On the academic front, it is a lot easier to explain the small immigration effects found by researchers if we think about supply and demand in the following way: while the supply of workers has increased, meaning there is more competition for jobs, the increase in workers also means an increase in the demand for housing, education, food and other things - which in turn creates jobs. Even if that demand was met entirely by immigrants, no-one would be worse off, and it is likely that the increased demand would be met by both immigrants and non-immigrant workers. This is a very fruitful area of research going forward.
It is also too simplistic to assume that immigration has the same effect in all sectors of the economy. Economists tend to focus on average effects and there is much interesting work to be done looking at immigration's effects in a disaggregated (sector by sector) way.
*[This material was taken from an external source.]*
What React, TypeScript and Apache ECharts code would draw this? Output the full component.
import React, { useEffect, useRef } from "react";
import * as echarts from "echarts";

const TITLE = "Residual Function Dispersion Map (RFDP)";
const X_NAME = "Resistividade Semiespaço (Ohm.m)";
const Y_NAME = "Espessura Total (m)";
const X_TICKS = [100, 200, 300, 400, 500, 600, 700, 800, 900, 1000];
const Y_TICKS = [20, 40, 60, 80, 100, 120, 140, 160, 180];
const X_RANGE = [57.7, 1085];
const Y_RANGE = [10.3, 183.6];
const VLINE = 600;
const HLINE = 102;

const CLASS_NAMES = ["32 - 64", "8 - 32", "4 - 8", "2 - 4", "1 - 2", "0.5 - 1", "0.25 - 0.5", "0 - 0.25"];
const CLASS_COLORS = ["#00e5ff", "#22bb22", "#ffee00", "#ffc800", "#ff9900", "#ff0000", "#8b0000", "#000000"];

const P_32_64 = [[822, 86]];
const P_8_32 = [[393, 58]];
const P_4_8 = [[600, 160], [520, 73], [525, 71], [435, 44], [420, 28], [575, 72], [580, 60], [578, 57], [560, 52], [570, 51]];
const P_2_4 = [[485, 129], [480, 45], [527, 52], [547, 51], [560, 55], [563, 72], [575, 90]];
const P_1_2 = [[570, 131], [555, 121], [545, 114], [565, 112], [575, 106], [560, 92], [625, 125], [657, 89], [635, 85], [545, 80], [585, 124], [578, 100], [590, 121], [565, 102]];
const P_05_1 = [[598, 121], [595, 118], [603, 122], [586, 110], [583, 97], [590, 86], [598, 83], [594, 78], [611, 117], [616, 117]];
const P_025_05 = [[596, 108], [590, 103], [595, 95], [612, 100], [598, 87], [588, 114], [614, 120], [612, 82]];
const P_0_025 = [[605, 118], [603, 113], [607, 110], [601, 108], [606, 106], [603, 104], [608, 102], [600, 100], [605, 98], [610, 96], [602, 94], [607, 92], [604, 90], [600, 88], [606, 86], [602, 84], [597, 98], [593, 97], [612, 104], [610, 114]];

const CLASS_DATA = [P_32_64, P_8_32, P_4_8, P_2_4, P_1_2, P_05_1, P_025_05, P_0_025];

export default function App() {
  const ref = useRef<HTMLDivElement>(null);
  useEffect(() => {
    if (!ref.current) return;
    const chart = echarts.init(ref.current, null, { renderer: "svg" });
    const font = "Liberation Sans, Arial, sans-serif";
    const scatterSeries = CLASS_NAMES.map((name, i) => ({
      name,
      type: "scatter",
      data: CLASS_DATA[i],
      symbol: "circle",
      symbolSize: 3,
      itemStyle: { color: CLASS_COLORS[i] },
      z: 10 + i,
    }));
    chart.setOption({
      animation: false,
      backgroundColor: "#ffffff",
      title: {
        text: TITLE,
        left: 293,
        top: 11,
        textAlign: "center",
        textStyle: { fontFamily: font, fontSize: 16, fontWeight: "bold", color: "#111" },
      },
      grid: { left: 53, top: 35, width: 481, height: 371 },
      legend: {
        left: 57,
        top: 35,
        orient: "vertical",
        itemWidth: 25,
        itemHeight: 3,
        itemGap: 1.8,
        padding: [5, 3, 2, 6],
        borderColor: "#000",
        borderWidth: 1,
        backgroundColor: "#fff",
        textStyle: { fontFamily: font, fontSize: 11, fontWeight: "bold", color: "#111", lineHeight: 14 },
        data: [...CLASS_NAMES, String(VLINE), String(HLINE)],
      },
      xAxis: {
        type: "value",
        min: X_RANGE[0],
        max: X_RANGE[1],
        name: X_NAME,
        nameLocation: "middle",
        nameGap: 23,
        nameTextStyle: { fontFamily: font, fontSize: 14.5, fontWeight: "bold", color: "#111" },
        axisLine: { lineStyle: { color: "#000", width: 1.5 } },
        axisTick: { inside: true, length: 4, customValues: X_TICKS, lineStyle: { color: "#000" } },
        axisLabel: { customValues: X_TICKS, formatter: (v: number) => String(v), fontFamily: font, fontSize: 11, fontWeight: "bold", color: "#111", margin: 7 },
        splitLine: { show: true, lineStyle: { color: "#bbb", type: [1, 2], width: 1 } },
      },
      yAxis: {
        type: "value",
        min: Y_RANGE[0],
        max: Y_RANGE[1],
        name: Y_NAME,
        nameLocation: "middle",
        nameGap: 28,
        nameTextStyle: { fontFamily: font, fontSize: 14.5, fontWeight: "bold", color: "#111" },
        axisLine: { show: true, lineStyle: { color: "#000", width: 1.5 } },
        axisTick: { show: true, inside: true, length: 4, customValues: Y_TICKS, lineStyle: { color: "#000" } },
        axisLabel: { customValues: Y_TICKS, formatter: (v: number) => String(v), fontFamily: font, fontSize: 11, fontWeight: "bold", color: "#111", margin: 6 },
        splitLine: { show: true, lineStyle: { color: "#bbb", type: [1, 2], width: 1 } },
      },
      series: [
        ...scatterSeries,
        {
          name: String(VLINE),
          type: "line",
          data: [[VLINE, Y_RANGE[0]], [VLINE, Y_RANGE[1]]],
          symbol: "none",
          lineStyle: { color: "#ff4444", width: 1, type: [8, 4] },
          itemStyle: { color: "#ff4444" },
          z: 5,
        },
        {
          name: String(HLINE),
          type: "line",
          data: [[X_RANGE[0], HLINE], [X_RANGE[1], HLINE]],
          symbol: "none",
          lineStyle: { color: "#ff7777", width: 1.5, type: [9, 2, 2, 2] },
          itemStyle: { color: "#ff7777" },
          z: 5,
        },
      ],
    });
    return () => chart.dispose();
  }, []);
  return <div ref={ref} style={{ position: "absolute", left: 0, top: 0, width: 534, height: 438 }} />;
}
It is conceivable that the downward trends in immigration that first began after Brexit in 2017, and were apparently accelerated by the Covid-19 downturn, will continue - though we need more hard evidence to back up this latter finding. If 1 million people (two percentage points of the population) have left the UK and this is not just survey sampling problems during the pandemic but a real emigration response to the combination of Covid and Brexit, then firms affected will need to address the new reality, as will schools, hospitals, the housing market and the wider economy.
But if immigration had little effect on wages, employment and the wider economy when it was rising rapidly then should we expect little effect when immigration falls? Not necessarily. Here we need to think about the economist's mantra about "holding other things equal". It is reasonable to think that the effect of dramatic outmigration is not necessarily the same as in the effect of more gradual immigration in the past.
The restrictions on trade with the EU that accompany Brexit, the change in UK growth path that will emerge after the pandemic, and the relative performance of other economies are all known unknowns that mean the impact of immigration going forward may not be the same as going back.
Public debate about immigration's effects is unlikely to disappear despite the academic evidence that it doesn't seem to matter much, on average. So, there will still be a need for continued observation of the economy and its interaction with immigration.